[DATA SEGMENT]
—————
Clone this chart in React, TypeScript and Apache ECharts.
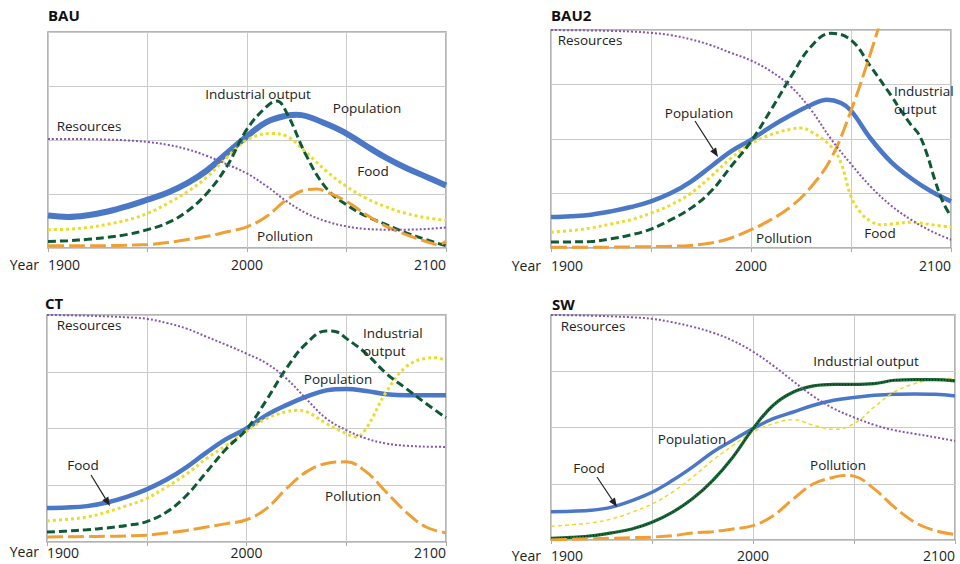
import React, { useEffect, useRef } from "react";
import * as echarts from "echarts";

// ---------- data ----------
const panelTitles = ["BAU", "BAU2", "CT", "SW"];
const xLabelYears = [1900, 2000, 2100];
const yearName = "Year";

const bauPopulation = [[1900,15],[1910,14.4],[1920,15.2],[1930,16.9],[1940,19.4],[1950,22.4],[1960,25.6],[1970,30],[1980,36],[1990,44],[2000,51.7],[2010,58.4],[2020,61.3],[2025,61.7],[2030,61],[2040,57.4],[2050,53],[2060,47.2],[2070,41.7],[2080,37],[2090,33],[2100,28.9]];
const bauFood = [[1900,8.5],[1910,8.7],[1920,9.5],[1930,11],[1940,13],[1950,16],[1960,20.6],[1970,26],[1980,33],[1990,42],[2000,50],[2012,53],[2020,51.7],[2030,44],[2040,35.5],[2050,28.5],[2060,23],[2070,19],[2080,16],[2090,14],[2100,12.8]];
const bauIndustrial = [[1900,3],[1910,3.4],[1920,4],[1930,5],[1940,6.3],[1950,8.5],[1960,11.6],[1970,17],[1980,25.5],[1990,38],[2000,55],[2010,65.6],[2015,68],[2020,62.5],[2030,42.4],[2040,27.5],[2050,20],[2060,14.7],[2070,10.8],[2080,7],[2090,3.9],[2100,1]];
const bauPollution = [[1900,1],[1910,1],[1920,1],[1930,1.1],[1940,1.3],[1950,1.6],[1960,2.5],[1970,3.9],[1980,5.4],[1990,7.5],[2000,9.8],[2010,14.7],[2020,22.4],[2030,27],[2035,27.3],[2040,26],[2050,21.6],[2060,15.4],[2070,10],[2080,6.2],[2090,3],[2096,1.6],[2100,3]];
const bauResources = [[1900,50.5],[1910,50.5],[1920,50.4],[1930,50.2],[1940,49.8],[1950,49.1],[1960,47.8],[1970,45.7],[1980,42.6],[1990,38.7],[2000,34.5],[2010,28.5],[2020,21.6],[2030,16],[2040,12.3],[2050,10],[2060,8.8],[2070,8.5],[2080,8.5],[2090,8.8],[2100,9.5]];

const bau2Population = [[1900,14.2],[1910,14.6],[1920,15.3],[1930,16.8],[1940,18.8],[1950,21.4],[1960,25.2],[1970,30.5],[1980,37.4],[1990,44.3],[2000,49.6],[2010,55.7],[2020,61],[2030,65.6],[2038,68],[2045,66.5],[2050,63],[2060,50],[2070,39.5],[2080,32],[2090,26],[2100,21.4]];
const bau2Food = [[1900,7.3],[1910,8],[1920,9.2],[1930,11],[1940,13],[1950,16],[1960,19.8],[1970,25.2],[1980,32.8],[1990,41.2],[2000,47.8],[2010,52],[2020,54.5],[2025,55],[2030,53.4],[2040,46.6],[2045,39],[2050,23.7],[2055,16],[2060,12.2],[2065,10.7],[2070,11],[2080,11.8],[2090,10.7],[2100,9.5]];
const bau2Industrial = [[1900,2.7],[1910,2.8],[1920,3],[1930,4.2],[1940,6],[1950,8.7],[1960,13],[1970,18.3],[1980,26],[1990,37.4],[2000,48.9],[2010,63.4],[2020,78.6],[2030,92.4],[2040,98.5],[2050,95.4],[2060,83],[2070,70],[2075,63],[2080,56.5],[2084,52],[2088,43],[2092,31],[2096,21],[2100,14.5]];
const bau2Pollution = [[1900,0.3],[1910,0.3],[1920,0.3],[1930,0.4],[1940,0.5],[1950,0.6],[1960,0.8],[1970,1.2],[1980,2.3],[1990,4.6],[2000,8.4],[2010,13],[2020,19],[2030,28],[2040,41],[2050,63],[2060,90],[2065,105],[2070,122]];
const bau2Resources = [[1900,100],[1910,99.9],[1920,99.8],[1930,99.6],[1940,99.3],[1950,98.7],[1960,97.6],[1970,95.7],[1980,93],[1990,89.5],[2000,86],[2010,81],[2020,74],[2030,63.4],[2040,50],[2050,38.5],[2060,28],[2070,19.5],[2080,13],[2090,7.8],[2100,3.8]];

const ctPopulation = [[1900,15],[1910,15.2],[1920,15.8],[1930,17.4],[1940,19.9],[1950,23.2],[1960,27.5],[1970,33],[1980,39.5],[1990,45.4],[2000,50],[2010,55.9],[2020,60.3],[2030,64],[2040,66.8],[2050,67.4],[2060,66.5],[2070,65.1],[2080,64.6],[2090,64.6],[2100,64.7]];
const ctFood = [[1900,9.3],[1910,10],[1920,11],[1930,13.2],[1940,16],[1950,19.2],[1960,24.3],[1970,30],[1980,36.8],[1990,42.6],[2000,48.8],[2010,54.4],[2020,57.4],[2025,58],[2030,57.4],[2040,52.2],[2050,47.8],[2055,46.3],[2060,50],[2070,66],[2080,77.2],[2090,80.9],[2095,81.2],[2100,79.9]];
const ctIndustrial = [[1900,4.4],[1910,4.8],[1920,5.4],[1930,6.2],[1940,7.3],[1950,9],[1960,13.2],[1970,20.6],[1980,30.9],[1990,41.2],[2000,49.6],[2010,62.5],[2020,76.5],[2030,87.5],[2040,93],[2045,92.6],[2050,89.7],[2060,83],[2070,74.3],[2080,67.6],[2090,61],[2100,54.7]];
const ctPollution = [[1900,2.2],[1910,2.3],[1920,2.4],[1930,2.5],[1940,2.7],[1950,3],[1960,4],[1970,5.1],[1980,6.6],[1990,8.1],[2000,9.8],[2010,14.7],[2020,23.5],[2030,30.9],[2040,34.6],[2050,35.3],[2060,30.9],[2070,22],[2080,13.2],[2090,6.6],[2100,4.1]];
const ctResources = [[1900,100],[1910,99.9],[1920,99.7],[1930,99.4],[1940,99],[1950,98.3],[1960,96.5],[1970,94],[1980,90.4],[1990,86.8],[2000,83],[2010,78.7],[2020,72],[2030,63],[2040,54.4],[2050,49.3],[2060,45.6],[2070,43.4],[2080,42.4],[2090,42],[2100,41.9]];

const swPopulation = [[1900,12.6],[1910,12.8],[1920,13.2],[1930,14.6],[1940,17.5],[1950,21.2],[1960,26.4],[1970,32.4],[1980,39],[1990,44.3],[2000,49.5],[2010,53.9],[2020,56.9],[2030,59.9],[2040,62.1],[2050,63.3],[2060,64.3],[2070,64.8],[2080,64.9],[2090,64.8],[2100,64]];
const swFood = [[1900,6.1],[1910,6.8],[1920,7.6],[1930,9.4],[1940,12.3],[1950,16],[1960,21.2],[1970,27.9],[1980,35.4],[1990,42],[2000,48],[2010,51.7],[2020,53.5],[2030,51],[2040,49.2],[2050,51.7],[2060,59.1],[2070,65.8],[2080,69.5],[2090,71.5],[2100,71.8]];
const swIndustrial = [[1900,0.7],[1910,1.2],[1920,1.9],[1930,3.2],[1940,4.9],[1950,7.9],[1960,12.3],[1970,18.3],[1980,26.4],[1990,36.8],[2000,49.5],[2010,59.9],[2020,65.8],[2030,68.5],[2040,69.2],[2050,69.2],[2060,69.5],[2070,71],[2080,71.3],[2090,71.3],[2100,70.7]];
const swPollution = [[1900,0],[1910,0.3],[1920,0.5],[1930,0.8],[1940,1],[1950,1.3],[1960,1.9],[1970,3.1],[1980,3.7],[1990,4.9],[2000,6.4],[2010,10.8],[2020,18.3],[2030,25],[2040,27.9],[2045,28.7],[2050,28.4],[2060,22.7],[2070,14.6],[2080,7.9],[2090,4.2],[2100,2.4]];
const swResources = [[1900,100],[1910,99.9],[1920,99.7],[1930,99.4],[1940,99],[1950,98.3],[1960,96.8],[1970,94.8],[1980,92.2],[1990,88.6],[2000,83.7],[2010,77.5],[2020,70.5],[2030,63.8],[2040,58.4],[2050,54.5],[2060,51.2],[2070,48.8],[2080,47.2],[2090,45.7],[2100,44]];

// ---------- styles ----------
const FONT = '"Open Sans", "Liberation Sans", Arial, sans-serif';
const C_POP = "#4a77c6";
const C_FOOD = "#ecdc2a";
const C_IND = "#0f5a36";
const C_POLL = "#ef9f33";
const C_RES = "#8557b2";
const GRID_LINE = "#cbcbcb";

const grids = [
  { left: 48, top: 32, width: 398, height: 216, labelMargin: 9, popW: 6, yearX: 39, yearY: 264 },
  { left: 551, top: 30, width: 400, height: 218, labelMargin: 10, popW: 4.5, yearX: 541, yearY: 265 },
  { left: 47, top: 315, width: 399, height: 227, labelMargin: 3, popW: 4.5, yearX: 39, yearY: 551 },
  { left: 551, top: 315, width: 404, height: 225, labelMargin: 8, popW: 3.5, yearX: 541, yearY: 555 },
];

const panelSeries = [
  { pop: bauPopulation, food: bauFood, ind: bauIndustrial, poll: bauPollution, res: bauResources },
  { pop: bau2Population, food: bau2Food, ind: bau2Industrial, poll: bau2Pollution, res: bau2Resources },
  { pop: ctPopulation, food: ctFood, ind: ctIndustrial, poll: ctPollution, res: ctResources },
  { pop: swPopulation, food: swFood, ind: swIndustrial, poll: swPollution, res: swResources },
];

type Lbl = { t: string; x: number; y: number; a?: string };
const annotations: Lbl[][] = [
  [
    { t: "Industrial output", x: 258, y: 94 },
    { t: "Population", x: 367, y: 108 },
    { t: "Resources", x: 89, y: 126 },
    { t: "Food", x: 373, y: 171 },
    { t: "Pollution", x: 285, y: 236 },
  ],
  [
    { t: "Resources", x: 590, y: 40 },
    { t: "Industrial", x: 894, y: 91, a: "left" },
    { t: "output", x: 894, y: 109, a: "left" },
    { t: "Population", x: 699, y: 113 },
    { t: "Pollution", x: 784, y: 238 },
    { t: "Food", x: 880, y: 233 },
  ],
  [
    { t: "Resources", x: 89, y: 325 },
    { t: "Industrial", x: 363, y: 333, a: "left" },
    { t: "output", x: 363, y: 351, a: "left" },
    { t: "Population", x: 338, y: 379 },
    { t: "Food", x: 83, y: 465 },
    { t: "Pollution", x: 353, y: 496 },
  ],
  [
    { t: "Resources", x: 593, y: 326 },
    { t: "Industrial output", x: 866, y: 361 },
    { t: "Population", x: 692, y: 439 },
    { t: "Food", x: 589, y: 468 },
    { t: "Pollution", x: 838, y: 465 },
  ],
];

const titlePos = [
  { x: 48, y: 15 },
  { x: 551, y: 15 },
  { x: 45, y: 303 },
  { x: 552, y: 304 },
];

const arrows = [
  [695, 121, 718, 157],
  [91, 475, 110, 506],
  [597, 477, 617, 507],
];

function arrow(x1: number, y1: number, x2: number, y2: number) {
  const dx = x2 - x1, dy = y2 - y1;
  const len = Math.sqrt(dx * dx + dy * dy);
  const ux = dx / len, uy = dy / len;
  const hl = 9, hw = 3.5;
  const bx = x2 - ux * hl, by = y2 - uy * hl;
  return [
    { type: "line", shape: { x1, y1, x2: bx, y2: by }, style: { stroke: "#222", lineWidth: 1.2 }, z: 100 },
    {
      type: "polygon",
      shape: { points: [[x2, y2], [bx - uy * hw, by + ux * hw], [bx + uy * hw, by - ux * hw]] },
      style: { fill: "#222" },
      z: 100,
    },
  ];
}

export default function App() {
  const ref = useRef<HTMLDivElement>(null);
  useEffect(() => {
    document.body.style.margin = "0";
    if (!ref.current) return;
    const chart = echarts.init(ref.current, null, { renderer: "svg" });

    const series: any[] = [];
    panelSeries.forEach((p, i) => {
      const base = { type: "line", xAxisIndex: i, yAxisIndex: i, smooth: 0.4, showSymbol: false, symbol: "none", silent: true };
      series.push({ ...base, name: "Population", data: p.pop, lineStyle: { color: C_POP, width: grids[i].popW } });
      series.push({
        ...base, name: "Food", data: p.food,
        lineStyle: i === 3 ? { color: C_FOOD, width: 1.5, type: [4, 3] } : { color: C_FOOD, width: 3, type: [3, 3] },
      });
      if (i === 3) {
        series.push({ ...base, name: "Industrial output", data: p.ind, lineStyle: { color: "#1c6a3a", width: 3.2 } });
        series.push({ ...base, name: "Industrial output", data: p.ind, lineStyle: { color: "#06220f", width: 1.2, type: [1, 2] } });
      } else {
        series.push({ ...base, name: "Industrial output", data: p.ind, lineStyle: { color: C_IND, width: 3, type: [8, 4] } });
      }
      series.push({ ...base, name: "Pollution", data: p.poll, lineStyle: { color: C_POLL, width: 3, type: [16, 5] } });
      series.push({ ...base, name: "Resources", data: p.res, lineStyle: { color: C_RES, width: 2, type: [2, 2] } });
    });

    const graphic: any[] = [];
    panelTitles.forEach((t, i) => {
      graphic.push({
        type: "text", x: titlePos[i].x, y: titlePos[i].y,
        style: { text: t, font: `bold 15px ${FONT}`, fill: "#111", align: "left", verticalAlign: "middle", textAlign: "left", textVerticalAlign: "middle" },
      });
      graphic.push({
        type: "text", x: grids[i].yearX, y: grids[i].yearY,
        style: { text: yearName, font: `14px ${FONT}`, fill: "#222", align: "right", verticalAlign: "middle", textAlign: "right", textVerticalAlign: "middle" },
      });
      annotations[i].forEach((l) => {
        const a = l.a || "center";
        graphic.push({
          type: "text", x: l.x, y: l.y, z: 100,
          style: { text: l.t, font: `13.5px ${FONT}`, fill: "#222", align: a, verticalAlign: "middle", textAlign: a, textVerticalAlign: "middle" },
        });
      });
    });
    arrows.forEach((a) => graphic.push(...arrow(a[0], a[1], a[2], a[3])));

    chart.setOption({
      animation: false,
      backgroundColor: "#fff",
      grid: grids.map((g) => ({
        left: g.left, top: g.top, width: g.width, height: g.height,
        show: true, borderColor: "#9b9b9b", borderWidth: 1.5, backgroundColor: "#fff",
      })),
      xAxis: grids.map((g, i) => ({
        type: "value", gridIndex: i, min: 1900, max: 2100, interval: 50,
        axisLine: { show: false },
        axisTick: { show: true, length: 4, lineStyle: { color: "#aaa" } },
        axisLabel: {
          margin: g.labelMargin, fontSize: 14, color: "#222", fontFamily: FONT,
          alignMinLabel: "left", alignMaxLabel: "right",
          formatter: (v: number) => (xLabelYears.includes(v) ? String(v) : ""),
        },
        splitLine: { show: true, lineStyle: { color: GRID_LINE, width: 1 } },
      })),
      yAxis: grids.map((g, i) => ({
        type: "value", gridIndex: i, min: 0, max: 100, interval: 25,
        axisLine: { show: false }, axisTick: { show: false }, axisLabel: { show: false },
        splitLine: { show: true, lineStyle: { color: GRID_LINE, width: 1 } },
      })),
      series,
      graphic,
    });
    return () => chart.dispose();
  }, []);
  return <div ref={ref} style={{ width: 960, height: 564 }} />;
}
—————
[TASK GOAL]
Identify and copy lines that hold the string "React".

[EXERCISE ANSWER]
Clone this chart in React, TypeScript and Apache ECharts.
import React, { useEffect, useRef } from "react";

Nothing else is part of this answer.